Before configuring the Proofpoint Logs source in Observo AI, ensure the following requirements are met to facilitate seamless data ingestion:

  • Observo AI Platform Setup:

    • The Observo AI platform must be installed and operational, with support for the Proofpoint Logs source.

    • Verify that the platform supports common data formats such as JSON, as Proofpoint logs are typically delivered in this format. Additional parsers may be needed for custom processing.

  • Proofpoint API Access:

    • An active Proofpoint tenant must be available to send log data to Observo AI.
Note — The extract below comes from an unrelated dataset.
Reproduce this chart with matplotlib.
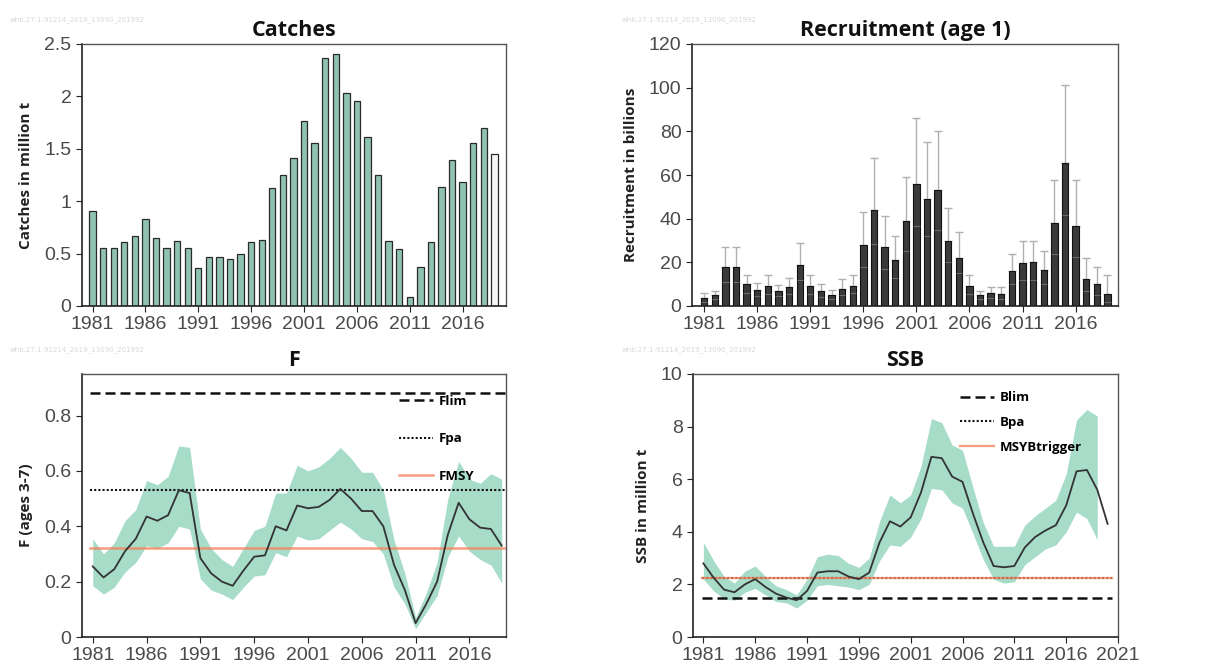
import matplotlib
matplotlib.use("Agg")
import matplotlib.pyplot as plt
from matplotlib import font_manager
import numpy as np

years = list(range(1981, 2020))
ssb_years = list(range(1981, 2021))
band_years = list(range(1981, 2020))

catches = [0.91, 0.55, 0.55, 0.61, 0.67, 0.83, 0.65, 0.55, 0.62, 0.55,
           0.36, 0.47, 0.47, 0.45, 0.50, 0.61, 0.63, 1.13, 1.25, 1.41,
           1.77, 1.56, 2.37, 2.40, 2.03, 1.96, 1.61, 1.25, 0.62, 0.54,
           0.09, 0.37, 0.61, 1.14, 1.39, 1.18, 1.56, 1.70, 1.45]

recruit = [3.5, 5, 18, 18, 10, 7.5, 9, 7, 8.5, 19,
           9, 7, 5, 8, 9, 28, 44, 27, 21, 39,
           56, 49, 53, 30, 22, 9, 5, 6, 5.5, 16,
           19.5, 20, 16.5, 38, 65.5, 36.5, 12.5, 10, 5.5]
recruit_hi = [6, 7, 27, 27, 14, 10.5, 14, 9.5, 13, 29,
              14, 10, 7.5, 12.5, 14, 43, 68, 41, 32, 59,
              86, 75, 80, 45, 34, 14, 7, 8.5, 8.5, 24,
              30, 30, 25, 57.5, 101, 57.5, 22, 18, 14]
recruit_lo = [2, 3, 11, 11, 6, 4.5, 5.5, 4.5, 5.5, 12,
              5.5, 4, 3, 5, 6, 18, 28.5, 17, 13, 25,
              36.5, 32, 35, 20, 15, 5.5, 3, 3.5, 3, 10,
              12, 12, 10, 24, 41.5, 22.5, 7, 5, 2]

F = [0.255, 0.215, 0.245, 0.31, 0.355, 0.435, 0.42, 0.44, 0.53, 0.52,
     0.285, 0.23, 0.20, 0.185, 0.24, 0.29, 0.295, 0.40, 0.385, 0.475,
     0.465, 0.47, 0.495, 0.535, 0.50, 0.455, 0.455, 0.40, 0.26, 0.17,
     0.05, 0.12, 0.20, 0.37, 0.485, 0.425, 0.395, 0.39, 0.33]
F_hi = [0.355, 0.30, 0.34, 0.42, 0.46, 0.565, 0.55, 0.58, 0.69, 0.685,
        0.39, 0.32, 0.28, 0.255, 0.32, 0.385, 0.40, 0.52, 0.52, 0.62,
        0.60, 0.615, 0.645, 0.685, 0.645, 0.595, 0.595, 0.53, 0.35, 0.23,
        0.07, 0.16, 0.27, 0.50, 0.635, 0.57, 0.555, 0.59, 0.57]
F_lo = [0.185, 0.155, 0.18, 0.235, 0.27, 0.33, 0.32, 0.34, 0.40, 0.39,
        0.21, 0.17, 0.155, 0.135, 0.18, 0.22, 0.225, 0.305, 0.29, 0.365,
        0.35, 0.355, 0.385, 0.415, 0.39, 0.355, 0.345, 0.30, 0.18, 0.12,
        0.03, 0.09, 0.15, 0.29, 0.365, 0.31, 0.28, 0.26, 0.195]

ssb = [2.8, 2.25, 1.8, 1.7, 2.0, 2.2, 1.9, 1.65, 1.5, 1.4,
       1.75, 2.45, 2.5, 2.5, 2.3, 2.2, 2.45, 3.6, 4.4, 4.2,
       4.55, 5.5, 6.85, 6.8, 6.1, 5.9, 4.7, 3.6, 2.7, 2.65,
       2.7, 3.4, 3.8, 4.05, 4.25, 5.0, 6.3, 6.35, 5.6, 4.3]
ssb_hi = [3.6, 2.9, 2.3, 2.05, 2.5, 2.7, 2.3, 1.95, 1.8, 1.6,
          2.2, 3.05, 3.15, 3.1, 2.8, 2.65, 3.0, 4.4, 5.4, 5.1,
          5.4, 6.5, 8.3, 8.15, 7.3, 7.1, 5.7, 4.35, 3.45, 3.45,
          3.45, 4.25, 4.6, 4.9, 5.2, 6.2, 8.25, 8.65, 8.4]
ssb_lo = [2.2, 1.75, 1.45, 1.4, 1.7, 1.85, 1.6, 1.35, 1.3, 1.1,
          1.4, 1.95, 2.0, 1.95, 1.9, 1.8, 2.0, 2.9, 3.5, 3.45,
          3.8, 4.5, 5.65, 5.6, 5.1, 4.9, 3.95, 2.95, 2.2, 2.05,
          2.1, 2.75, 3.05, 3.35, 3.5, 4.0, 4.75, 4.5, 3.7]

Flim, Fpa, Fmsy = 0.88, 0.53, 0.32
Blim, Bpa, MSYBtrigger = 1.5, 2.25, 2.25

xtick_years = [1981, 1986, 1991, 1996, 2001, 2006, 2011, 2016]
ssb_xticks = [1981, 1986, 1991, 1996, 2001, 2006, 2011, 2016, 2021]

available = {f.name for f in font_manager.fontManager.ttflist}
TICKFONT = [f for f in ['Liberation Sans Narrow', 'DejaVu Sans Condensed', 'Liberation Sans']
            if f in available] + ['DejaVu Sans']
BOLDFONT = ['Open Sans', 'DejaVu Sans']
TICKCOL = '#4a4a4a'
GREEN = '#8fc3b0'
BAND = '#a6dcc8'
ORANGE = '#f4845f'
WM = 'whb.27.1-91214_2019_13090_201992'

W, H = 1215, 666
fig = plt.figure(figsize=(W / 100, H / 100), dpi=100)


def ax_at(l, t, r, b):
    return fig.add_axes([l / W, 1 - b / H, (r - l) / W, (b - t) / H])


def style(ax, title, ylabel, xt):
    for s in ['left', 'bottom']:
        ax.spines[s].set_color('#222222')
        ax.spines[s].set_linewidth(1.2)
    for s in ['top', 'right']:
        ax.spines[s].set_color('#555555')
        ax.spines[s].set_linewidth(1.0)
    ax.set_xticks(xt)
    ax.set_xticklabels([str(y) for y in xt])
    ax.tick_params(axis='both', direction='out', length=4, width=0.8,
                   colors='#222222', labelcolor=TICKCOL, labelsize=14)
    for lab in ax.get_xticklabels() + ax.get_yticklabels():
        lab.set_family(TICKFONT)
    ax.set_ylabel(ylabel, family=BOLDFONT, fontweight='bold', fontsize=11,
                  color='#222222', labelpad=8)
    ax.set_title(title, family=BOLDFONT, fontweight='bold', fontsize=15.5,
                 color='#111111', pad=6)


# Catches
ax1 = ax_at(82, 44, 506, 306)
cols = [GREEN] * (len(years) - 1) + ['#f4f7f6']
ax1.bar(years, catches, width=0.6, color=cols, edgecolor='#2a2a2a', linewidth=0.9)
ax1.set_xlim(1980, 2020.1)
ax1.set_ylim(0, 2.5)
ax1.set_yticks([0, 0.5, 1, 1.5, 2, 2.5])
ax1.set_yticklabels(['0', '0.5', '1', '1.5', '2', '2.5'])
style(ax1, 'Catches', 'Catches in million t', xtick_years)

# Recruitment
ax2 = ax_at(692, 44, 1118, 306)
rv = np.array(recruit)
ax2.errorbar(years, rv, yerr=[np.zeros_like(rv), np.array(recruit_hi) - rv],
             fmt='none', ecolor='#b0b0b0', elinewidth=1.0, capsize=3, capthick=1.0, zorder=1)
ax2.bar(years, recruit, width=0.6, color='#3a3a3a', edgecolor='#111111', linewidth=0.8, zorder=2)
ax2.hlines(recruit_lo, np.array(years) - 0.3, np.array(years) + 0.3,
           color='#6a6a6a', linewidth=0.8, zorder=3)
ax2.set_xlim(1979.85, 2020)
ax2.set_ylim(0, 120)
ax2.set_yticks(range(0, 121, 20))
style(ax2, 'Recruitment (age 1)', 'Recruitment in billions', xtick_years)

# F
ax3 = ax_at(82, 374, 506, 637)
ax3.fill_between(years, F_lo, F_hi, color=BAND, linewidth=0, zorder=1)
ax3.plot(years, F, color='#333333', linewidth=1.3, zorder=3)
ax3.axhline(Flim, xmin=0.02, xmax=1, color='#111111', linestyle=(0, (4, 2)), linewidth=1.8, zorder=2, label='Flim')
ax3.axhline(Fpa, xmin=0.02, xmax=1, color='#111111', linestyle=(0, (1, 1)), linewidth=1.5, zorder=2, label='Fpa')
ax3.axhline(Fmsy, xmin=0.02, xmax=1, color=ORANGE, linewidth=1.8, alpha=0.8, zorder=2, label='FMSY')
ax3.set_xlim(1980, 2019.4)
ax3.set_ylim(0, 0.95)
ax3.set_yticks([0, 0.2, 0.4, 0.6, 0.8])
ax3.set_yticklabels(['0', '0.2', '0.4', '0.6', '0.8'])
style(ax3, 'F', 'F (ages 3-7)', xtick_years)
ax3.legend(loc='upper left', bbox_to_anchor=(0.72, 0.965), frameon=False,
           handlelength=2.6, labelspacing=1.85, handletextpad=0.4,
           prop={'family': BOLDFONT, 'weight': 'bold', 'size': 9.5})

# SSB
ax4 = ax_at(693, 374, 1118, 637)
ax4.fill_between(band_years, ssb_lo, ssb_hi, color=BAND, linewidth=0, zorder=1)
ax4.plot(ssb_years, ssb, color='#333333', linewidth=1.3, zorder=3)
ax4.axhline(Blim, xmin=0.02, xmax=0.985, color='#111111', linestyle=(0, (4, 2)), linewidth=1.8, zorder=2, label='Blim')
ax4.axhline(Bpa, xmin=0.02, xmax=0.985, color='#111111', linestyle=(0, (1, 1)), linewidth=1.5, zorder=2, label='Bpa')
ax4.axhline(MSYBtrigger, xmin=0.02, xmax=0.985, color=ORANGE, linewidth=1.6, alpha=0.8, zorder=2, label='MSYBtrigger')
ax4.set_xlim(1980, 2021)
ax4.set_ylim(0, 10)
ax4.set_yticks(range(0, 11, 2))
style(ax4, 'SSB', 'SSB in million t', ssb_xticks)
ax4.legend(loc='upper left', bbox_to_anchor=(0.6, 0.98), frameon=False,
           handlelength=2.6, labelspacing=0.9, handletextpad=0.4,
           prop={'family': BOLDFONT, 'weight': 'bold', 'size': 9.5})

# watermarks
for (x, y) in [(10, 20), (622, 20), (10, 350), (622, 350)]:
    fig.text(x / W, 1 - y / H, WM, fontsize=5, color='#d8d8d8', va='center', ha='left')

fig.savefig('out.png', dpi=100, facecolor='white')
    • Obtain the Proofpoint API endpoint URL such as https://api.proofpoint.com/v2/siem and required authentication credentials, such as a service principal and secret key, from the Proofpoint admin portal.

  • Authentication:

    • Prepare one of the following authentication methods:

      • Service Principal and Secret: Obtain a service principal and secret key from the Proofpoint admin portal for secure access to the SIEM API.

      • Secret Authentication: Use a stored secret within Observo AI's secure storage for credentials.

  • Network and Connectivity:

    • Ensure Observo AI can communicate with the Proofpoint SIEM API endpoint such as https://api.proofpoint.com/v2/siem.

    • Check for proxy settings, firewall rules, or VPC endpoint configurations that may affect connectivity to the Proofpoint API.

Prerequisite
Description
Notes

Observo AI Platform

Must be installed and support Proofpoint Logs

Verify support for JSON; additional parsers may be needed

Proofpoint API Access

Active Proofpoint tenant for log data submission

Obtain API endpoint URL and credentials from Proofpoint admin portal

Authentication

Service Principal and Secret or Secret Auth

Prepare credentials as required by the SIEM API

Network

Connectivity to the Proofpoint API endpoint

Check VPC endpoints, proxies, and firewalls

Integration

The Integration section outlines the configurations for the Proofpoint Logs source. To configure the Proofpoint Logs source in Observo AI, follow these steps to set up and test the data flow:

  1. Log in to Observo AI:

    • Navigate to the Sources tab.

    • Click the Add Source button and select Create New.

    • Choose Proofpoint Logs from the list of available sources to begin configuration.

  2. General Settings:

    • Name: A unique identifier for the source, such as proofpoint-logs-source-1.

    • Description (Optional): Provide a description for the source.

    • Endpoint: The Proofpoint SIEM API endpoint to collect data from. Supports templating with $LAST_VALUES when using checkpointing. Default: https://tap-api-v2.proofpoint.com/v2/siem/all

      Examples

      https://tap-api-v2.proofpoint.com/v2/siem/all

      https://tap-api-v2.proofpoint.com/v2/siem/all?format=json&sinceSeconds=3600

    • Collection Interval (Optional): Duration between consecutive data collection requests. Default: 60s

      Examples

      10s

      1m

    • Headers (Add as needed): Headers to include in the HTTP request. Use the format {key: value}.

  3. Authentication (Optional):

    • Service Principal: Enter the service principal obtained from the Proofpoint admin portal.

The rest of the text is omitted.